The rising incomes and purchasing power of consumers in second-tier cities will open up opportunities for a wide range of businesses as well as impacting the economy as a whole:

International consumer goods companies will intensify efforts to expand to second-tier cities, where middle-class consumers are rising in number as well as being increasingly ready to embrace new concepts, brands, and services. Organised retailers (including international supermarket chains) will also reach out to second-tier cities, although the presence of such retail chains will likely squeeze millions of small shop-keepers out of business;
Second-tier cities have lower labour costs and often enjoy large investments and incentive policies from the central government.

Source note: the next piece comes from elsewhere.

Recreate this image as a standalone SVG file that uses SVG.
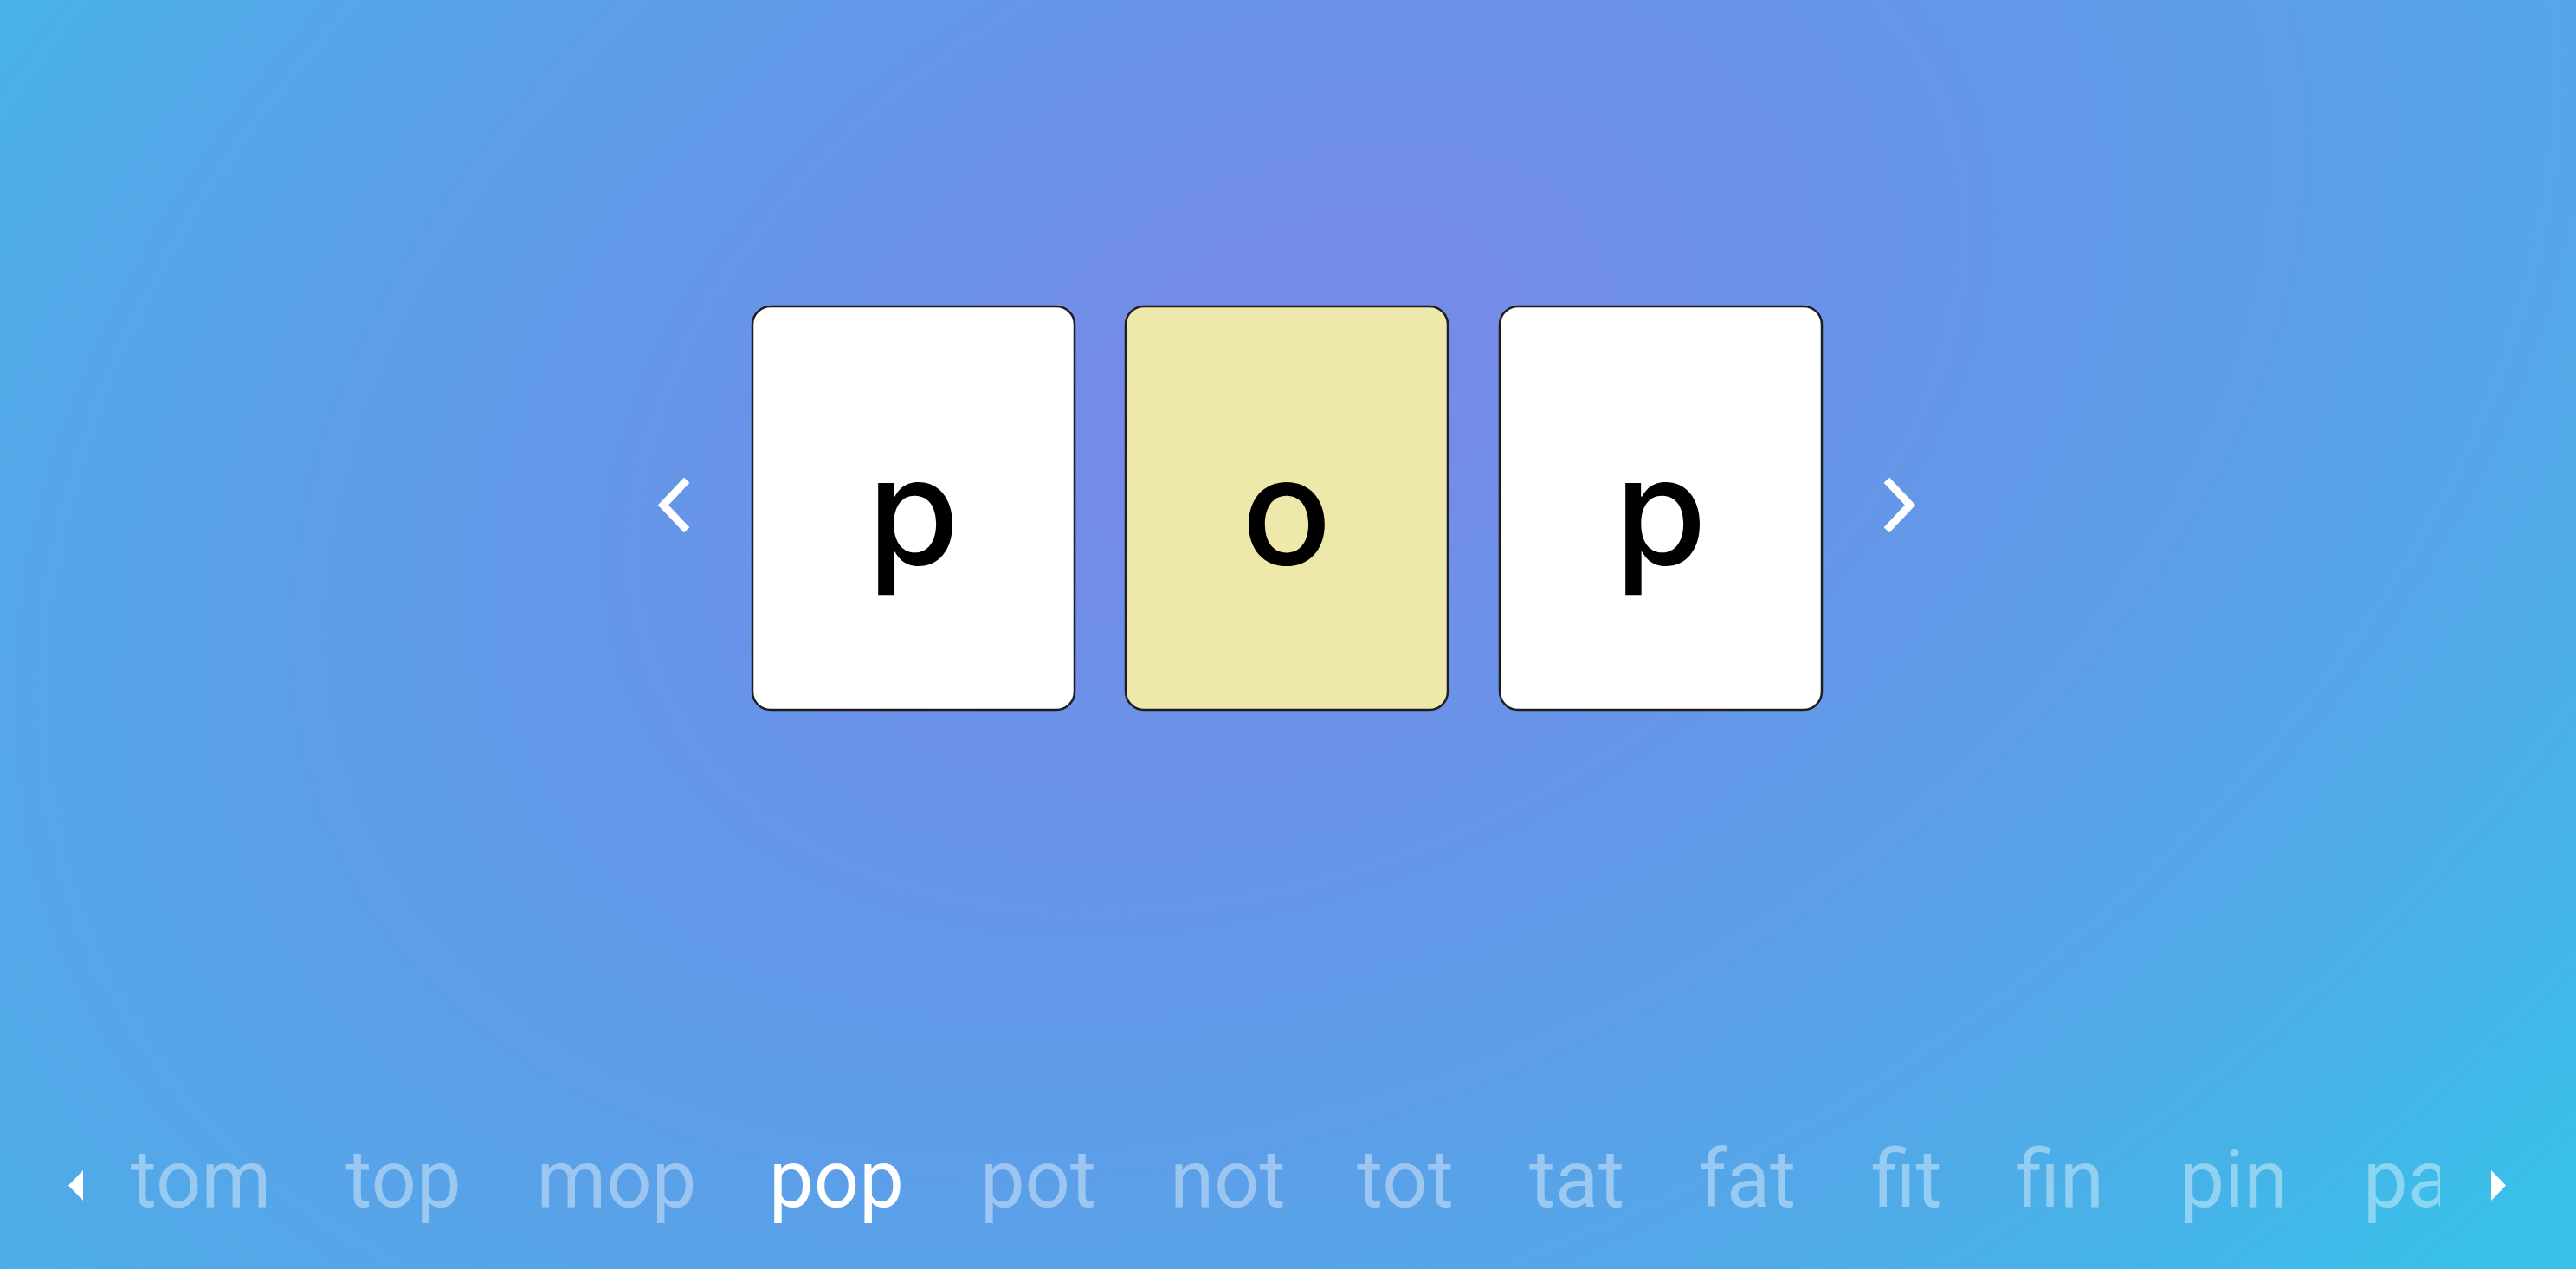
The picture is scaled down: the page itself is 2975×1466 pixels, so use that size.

In the city of Nagpur (2.5 million population), for example, in 2007 the government allocated US$280 million to a number of urban development projects, including renovating the local airport and constructing an eco-friendly mass-transit system to absorb an expected surge in road traffic. The aim is to improve the infrastructure of second-tier cities and attract investors;
Overall FDI will be boosted significantly. In 2006, India received US$17.0 billion in FDI inflows (an amount equivalent to the combined inflows to the country during the preceding three years), but this is much lower in comparison to China which attracted US$69.0 billion in 2006;
Unemployment in second-tier cities will decline as companies invest and set up production there. For example, the government estimated in 2007 that the ongoing construction of a special economic zone (with good infrastructure and tax breaks for companies setting up business there) in Nagpur could potentially bring 100,000 technology jobs to the city. Although unemployment has declined in recent years, the national rate of unemployment remained relatively high at 8.1% in 2006. Job creation in second-tier cities will also help divert migrants away from over-populated first-tier cities;
Rising employment contributes to enhancing income levels. There will be a growing market for consumer goods companies, especially Western and upmarket domestic brands. Consumer demand will rise not only for basic consumer goods but also more luxurious items such as cars;


Demand of consumer durables in India: 1996-2010
Source: National statistics
Note: Demand refers to the quantity that has actually been bought in a given year or that is projected to be needed in the future. Data for 2010 are forecasts.
The property market in second-tier cities will grow rapidly as international goods companies set up shops and factories there. In addition, after the Indian government allowed 100% FDI in construction development projects in 2006, foreign developers are pouring funds into India and increasingly expanding beyond the already expensive metropolises. However, rising house prices can squeeze ordinary families out of the property market whilst also reducing the disposable incomes of homeowners with mortgage loans;
Building companies will receive increased orders in smaller cities, leading to a higher share of construction in the economy. In 2006, the construction sector accounted for a modest 6.1% of the national economy.

Future scenarios

In 2007, the government pledged to spend US$29.0 billion over the seven years to 2014 in order to modernise second-tier cities and turn them into economic hubs besides existing metropolises. Thanks to government investment and incentive policies, second-tier cities across India will gain greater importance both as engines of economic growth and as expanding consumer markets.

Analysts predict that the development of these cities will be the key to boosting and sustaining India's economic growth. This is particularly important in the context where India's annual real GDP growth is projected to moderate (to 8.0% in 2007 and then rise to 8.3% in 2008, down from 9.2% in 2006) due to capacity constraints (i.e. constraints such as material unavailability or lack of resources that prevent the expansion of production to meet rising demand).